---------- Recorded data
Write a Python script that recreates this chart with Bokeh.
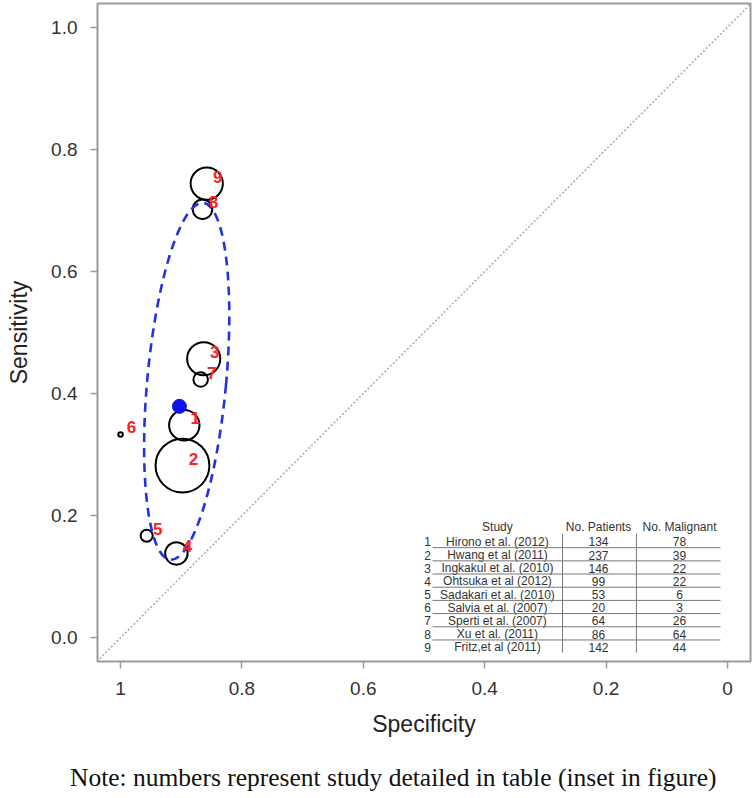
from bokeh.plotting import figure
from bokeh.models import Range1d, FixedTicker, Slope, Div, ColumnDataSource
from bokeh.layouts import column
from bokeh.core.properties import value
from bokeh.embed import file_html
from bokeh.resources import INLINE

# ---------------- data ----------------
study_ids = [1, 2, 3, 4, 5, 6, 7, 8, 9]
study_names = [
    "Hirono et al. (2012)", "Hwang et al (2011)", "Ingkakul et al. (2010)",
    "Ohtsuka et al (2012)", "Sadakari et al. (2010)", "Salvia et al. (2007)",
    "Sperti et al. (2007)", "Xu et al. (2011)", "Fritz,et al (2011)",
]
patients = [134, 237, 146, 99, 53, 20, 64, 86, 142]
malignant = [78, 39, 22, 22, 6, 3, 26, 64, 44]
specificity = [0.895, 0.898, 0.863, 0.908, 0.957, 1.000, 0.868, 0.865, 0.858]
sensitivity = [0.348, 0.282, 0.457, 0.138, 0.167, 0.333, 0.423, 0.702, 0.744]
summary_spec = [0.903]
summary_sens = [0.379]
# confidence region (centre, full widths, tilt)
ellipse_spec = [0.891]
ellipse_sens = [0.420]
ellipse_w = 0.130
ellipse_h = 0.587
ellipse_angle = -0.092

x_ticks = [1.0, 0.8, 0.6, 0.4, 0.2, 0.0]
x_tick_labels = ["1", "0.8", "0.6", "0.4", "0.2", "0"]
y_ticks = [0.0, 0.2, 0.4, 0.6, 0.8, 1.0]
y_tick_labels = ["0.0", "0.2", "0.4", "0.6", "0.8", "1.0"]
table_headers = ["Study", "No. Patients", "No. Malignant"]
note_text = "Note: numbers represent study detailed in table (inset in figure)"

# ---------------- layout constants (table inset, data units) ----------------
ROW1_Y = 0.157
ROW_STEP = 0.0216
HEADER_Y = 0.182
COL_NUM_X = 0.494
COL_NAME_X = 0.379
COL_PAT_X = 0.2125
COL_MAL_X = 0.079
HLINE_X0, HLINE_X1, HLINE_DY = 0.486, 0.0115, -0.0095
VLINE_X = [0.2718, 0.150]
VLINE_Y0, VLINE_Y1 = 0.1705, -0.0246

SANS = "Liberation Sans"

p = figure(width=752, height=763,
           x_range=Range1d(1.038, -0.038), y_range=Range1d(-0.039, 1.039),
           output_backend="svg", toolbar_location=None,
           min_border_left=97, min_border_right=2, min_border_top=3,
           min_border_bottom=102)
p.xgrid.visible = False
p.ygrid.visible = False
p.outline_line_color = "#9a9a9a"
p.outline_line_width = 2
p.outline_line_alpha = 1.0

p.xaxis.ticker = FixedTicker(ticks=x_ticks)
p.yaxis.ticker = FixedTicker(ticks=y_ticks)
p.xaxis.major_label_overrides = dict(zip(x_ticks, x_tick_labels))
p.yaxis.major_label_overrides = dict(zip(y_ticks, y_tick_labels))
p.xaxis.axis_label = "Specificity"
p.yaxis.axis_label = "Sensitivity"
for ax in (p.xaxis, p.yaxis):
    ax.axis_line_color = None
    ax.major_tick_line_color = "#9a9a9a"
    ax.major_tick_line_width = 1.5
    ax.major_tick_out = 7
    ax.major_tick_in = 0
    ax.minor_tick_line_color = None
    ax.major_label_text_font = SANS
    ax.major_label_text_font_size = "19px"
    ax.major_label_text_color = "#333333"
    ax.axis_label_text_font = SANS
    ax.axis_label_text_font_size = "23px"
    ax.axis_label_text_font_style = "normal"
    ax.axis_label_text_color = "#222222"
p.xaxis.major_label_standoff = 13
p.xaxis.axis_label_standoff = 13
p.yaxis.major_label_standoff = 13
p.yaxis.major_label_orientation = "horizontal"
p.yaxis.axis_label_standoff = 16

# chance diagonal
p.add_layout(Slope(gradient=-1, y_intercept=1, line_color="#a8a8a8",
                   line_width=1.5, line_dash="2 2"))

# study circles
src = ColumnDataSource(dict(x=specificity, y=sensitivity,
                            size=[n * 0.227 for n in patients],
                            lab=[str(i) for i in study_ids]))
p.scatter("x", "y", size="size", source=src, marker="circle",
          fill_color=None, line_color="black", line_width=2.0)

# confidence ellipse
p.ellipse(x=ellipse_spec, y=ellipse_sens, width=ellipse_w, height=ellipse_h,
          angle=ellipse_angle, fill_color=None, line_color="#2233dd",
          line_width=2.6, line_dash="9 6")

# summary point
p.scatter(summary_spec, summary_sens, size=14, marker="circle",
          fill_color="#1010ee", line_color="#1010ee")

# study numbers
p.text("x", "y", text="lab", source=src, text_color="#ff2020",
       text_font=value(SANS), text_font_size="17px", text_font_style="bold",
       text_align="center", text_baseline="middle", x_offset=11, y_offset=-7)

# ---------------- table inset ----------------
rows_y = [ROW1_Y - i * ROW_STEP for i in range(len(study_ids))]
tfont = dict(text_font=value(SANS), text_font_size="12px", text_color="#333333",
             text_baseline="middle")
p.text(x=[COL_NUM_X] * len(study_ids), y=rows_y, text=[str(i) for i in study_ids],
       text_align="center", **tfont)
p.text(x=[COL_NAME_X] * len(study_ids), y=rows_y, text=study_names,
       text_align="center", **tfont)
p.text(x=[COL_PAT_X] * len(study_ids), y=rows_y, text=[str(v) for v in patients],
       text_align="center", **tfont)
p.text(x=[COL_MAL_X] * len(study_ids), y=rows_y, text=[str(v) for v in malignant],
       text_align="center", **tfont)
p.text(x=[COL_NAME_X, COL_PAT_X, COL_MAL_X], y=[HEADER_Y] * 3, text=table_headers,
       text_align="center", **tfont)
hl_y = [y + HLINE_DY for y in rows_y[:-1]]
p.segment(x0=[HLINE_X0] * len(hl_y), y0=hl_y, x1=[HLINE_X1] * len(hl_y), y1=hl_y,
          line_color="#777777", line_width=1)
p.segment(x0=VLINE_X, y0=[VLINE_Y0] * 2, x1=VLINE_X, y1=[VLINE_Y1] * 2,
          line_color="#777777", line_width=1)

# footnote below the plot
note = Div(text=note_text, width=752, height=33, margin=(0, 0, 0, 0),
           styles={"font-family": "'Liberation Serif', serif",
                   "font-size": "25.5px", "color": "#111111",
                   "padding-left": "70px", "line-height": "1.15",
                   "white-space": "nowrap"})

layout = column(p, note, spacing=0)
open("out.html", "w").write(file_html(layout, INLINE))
--------------------
## Task description
Repeat, word for word and with no pictures, only the lines running from the beginning of the data to the line that contains "from bokeh.resources import INLINE".

## Complete answer
Write a Python script that recreates this chart with Bokeh.
from bokeh.plotting import figure
from bokeh.models import Range1d, FixedTicker, Slope, Div, ColumnDataSource
from bokeh.layouts import column
from bokeh.core.properties import value
from bokeh.embed import file_html
from bokeh.resources import INLINE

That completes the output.